[BEGIN]

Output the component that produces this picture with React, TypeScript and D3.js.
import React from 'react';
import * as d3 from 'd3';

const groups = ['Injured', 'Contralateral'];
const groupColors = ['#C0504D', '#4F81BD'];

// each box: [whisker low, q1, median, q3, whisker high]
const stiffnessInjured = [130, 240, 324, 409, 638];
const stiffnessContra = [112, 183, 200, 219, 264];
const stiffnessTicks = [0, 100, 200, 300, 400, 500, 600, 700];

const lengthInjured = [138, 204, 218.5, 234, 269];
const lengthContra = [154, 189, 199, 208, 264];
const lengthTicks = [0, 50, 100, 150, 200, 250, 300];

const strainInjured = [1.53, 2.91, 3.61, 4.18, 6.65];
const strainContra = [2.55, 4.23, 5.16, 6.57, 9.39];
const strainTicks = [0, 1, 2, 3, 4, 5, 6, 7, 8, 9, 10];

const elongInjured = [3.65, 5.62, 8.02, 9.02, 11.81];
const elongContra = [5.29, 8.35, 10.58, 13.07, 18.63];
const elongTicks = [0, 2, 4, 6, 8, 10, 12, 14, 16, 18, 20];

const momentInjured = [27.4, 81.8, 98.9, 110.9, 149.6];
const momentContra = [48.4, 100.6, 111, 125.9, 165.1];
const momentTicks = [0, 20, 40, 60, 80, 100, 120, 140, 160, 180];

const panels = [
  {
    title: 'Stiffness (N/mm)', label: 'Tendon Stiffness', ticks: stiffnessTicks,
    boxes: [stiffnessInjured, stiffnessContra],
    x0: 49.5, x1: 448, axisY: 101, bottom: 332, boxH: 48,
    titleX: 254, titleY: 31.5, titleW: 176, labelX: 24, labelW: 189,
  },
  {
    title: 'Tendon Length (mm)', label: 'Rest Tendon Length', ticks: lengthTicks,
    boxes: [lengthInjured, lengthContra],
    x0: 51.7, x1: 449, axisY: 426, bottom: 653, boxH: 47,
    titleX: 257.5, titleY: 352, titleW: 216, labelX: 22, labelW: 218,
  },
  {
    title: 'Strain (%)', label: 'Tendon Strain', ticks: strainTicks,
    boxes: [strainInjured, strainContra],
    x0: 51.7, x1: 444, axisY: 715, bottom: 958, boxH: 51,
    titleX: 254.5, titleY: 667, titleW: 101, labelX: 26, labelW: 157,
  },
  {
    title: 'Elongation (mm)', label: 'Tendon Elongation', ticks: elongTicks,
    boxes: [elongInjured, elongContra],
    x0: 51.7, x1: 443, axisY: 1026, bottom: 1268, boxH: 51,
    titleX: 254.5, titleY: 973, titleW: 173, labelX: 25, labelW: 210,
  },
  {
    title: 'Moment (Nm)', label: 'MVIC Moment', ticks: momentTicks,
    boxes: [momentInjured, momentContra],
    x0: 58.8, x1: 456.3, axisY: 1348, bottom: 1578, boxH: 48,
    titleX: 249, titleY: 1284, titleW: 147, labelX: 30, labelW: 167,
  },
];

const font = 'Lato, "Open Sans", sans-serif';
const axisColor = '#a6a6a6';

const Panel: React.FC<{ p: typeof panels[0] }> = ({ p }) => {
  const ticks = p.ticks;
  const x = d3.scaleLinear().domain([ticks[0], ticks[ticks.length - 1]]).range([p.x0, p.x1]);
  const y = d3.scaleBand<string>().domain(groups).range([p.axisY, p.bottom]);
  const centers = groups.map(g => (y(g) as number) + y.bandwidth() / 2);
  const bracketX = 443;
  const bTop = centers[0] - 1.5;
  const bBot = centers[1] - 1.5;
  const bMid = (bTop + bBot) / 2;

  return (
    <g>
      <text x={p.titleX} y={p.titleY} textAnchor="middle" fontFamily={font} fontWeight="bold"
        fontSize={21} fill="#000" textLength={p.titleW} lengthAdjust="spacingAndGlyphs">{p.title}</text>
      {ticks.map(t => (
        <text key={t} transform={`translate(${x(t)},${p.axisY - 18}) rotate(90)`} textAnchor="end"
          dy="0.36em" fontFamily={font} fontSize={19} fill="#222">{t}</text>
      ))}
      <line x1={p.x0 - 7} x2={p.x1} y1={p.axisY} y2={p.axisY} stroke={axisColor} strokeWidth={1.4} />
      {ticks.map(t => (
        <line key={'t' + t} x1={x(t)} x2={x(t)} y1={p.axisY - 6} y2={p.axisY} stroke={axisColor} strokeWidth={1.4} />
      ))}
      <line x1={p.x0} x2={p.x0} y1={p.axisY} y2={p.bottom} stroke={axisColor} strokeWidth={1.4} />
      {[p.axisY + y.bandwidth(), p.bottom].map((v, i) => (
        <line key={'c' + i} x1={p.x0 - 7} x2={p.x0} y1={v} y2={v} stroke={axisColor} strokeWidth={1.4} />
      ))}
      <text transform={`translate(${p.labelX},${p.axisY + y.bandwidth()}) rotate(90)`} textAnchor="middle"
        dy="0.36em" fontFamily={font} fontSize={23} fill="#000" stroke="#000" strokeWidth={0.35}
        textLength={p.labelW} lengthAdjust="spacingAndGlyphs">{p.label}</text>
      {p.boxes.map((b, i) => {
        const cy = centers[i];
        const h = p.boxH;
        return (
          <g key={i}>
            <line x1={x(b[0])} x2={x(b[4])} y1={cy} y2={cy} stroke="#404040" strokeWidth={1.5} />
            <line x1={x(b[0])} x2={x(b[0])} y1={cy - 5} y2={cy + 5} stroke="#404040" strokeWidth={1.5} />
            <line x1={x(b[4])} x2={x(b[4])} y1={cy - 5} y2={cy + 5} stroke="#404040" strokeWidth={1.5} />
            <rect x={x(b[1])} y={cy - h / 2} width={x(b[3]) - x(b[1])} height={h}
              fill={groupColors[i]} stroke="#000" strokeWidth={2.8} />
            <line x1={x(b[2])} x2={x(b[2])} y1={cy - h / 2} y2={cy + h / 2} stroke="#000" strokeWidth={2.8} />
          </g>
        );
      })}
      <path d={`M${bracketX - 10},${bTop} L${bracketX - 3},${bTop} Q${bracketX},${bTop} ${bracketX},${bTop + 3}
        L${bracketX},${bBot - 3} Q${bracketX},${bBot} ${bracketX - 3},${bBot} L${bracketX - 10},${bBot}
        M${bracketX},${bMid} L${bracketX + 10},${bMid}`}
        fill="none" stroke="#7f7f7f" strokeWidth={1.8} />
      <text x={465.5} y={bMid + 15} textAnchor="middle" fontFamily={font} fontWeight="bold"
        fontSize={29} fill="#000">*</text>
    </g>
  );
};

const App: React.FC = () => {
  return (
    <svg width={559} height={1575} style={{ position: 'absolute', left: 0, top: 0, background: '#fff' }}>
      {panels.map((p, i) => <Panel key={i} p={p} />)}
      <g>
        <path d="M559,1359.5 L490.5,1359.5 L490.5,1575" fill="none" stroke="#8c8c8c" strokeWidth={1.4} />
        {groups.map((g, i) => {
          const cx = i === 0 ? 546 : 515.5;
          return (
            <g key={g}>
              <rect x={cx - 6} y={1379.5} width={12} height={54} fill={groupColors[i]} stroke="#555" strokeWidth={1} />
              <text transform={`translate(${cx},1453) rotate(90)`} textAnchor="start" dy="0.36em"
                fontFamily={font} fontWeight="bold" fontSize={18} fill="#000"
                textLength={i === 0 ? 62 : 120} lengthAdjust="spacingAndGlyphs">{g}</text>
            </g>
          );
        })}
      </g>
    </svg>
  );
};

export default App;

[END]
[BEGIN]

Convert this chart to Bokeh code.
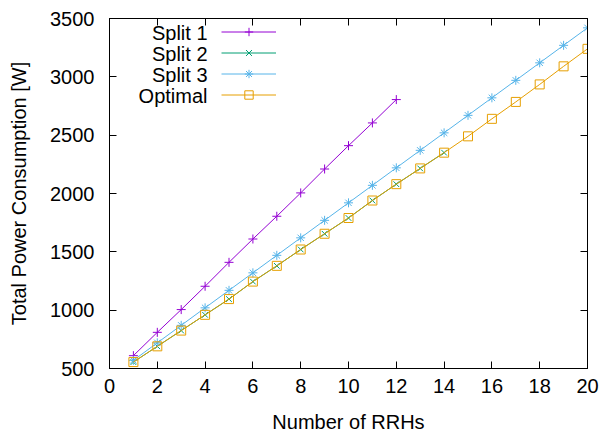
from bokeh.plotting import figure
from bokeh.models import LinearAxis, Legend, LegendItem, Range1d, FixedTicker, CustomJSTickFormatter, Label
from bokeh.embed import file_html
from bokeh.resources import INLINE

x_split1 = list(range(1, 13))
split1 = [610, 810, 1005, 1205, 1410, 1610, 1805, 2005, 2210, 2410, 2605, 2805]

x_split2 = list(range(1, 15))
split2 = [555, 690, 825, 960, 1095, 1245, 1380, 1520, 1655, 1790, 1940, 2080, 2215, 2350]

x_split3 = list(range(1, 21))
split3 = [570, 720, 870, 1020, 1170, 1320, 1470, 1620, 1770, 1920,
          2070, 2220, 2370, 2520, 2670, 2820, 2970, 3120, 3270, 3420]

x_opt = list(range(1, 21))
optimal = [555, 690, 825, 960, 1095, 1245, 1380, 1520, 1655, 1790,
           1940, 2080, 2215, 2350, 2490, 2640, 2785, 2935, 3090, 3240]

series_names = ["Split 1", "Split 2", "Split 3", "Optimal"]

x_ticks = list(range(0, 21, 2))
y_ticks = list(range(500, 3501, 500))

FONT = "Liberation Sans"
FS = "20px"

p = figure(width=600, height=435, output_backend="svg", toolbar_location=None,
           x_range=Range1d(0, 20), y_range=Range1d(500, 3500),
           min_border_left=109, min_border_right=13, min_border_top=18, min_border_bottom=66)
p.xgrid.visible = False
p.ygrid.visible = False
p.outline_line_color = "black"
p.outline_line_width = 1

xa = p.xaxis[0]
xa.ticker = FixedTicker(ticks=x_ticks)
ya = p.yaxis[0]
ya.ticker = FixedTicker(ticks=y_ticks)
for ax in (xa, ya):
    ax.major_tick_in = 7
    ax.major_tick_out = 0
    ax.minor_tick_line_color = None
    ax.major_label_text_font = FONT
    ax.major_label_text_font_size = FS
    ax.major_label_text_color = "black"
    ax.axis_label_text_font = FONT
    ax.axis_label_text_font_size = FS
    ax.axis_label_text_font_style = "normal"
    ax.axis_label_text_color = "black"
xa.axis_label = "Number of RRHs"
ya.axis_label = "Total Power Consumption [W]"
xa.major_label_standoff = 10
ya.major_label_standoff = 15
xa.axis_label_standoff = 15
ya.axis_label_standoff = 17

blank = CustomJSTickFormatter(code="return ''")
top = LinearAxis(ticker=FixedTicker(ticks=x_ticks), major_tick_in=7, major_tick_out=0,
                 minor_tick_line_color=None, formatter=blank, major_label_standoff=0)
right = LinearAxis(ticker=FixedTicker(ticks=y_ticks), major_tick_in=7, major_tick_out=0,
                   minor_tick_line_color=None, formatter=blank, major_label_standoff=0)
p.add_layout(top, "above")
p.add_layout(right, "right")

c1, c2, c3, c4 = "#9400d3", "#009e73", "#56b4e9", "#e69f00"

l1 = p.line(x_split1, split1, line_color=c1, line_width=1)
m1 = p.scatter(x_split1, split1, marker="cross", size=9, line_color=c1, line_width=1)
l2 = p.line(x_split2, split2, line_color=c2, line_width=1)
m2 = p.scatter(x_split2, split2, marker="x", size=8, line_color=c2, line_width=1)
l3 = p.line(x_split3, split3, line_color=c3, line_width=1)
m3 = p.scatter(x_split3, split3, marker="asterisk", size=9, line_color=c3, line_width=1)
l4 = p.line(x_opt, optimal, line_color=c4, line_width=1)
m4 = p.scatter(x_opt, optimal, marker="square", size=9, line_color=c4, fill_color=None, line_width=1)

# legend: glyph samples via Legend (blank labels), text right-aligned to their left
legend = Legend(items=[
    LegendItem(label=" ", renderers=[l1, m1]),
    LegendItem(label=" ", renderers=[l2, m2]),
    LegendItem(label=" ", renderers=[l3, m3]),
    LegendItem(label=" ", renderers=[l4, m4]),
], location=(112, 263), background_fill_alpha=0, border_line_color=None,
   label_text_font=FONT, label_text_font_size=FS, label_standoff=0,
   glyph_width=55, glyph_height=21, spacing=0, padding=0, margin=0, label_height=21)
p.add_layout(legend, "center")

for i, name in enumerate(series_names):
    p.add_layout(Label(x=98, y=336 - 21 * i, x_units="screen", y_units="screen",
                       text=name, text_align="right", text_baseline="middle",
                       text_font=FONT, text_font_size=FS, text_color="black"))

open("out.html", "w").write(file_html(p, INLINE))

[END]
[BEGIN]

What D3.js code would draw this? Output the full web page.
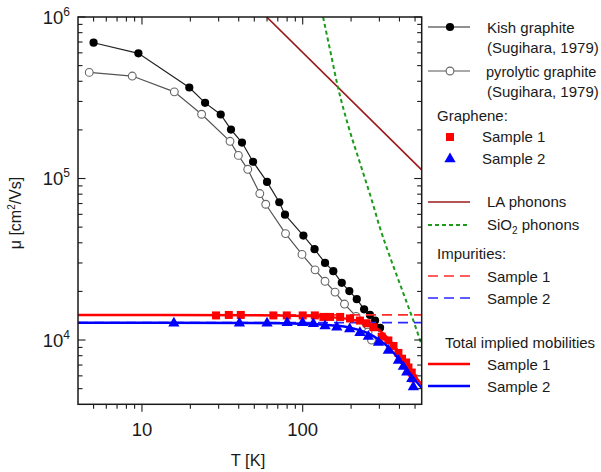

[END]

▶ [Task brief]: Starting at the line that contains "Output the component", repeat each line exactly, and stop after the line that contains "140, 160, 180];".

▶ [Written answer]:
Output the component that produces this picture with React, TypeScript and D3.js.
import React from 'react';
import * as d3 from 'd3';

const groups = ['Injured', 'Contralateral'];
const groupColors = ['#C0504D', '#4F81BD'];

// each box: [whisker low, q1, median, q3, whisker high]
const stiffnessInjured = [130, 240, 324, 409, 638];
const stiffnessContra = [112, 183, 200, 219, 264];
const stiffnessTicks = [0, 100, 200, 300, 400, 500, 600, 700];

const lengthInjured = [138, 204, 218.5, 234, 269];
const lengthContra = [154, 189, 199, 208, 264];
const lengthTicks = [0, 50, 100, 150, 200, 250, 300];

const strainInjured = [1.53, 2.91, 3.61, 4.18, 6.65];
const strainContra = [2.55, 4.23, 5.16, 6.57, 9.39];
const strainTicks = [0, 1, 2, 3, 4, 5, 6, 7, 8, 9, 10];

const elongInjured = [3.65, 5.62, 8.02, 9.02, 11.81];
const elongContra = [5.29, 8.35, 10.58, 13.07, 18.63];
const elongTicks = [0, 2, 4, 6, 8, 10, 12, 14, 16, 18, 20];

const momentInjured = [27.4, 81.8, 98.9, 110.9, 149.6];
const momentContra = [48.4, 100.6, 111, 125.9, 165.1];
const momentTicks = [0, 20, 40, 60, 80, 100, 120, 140, 160, 180];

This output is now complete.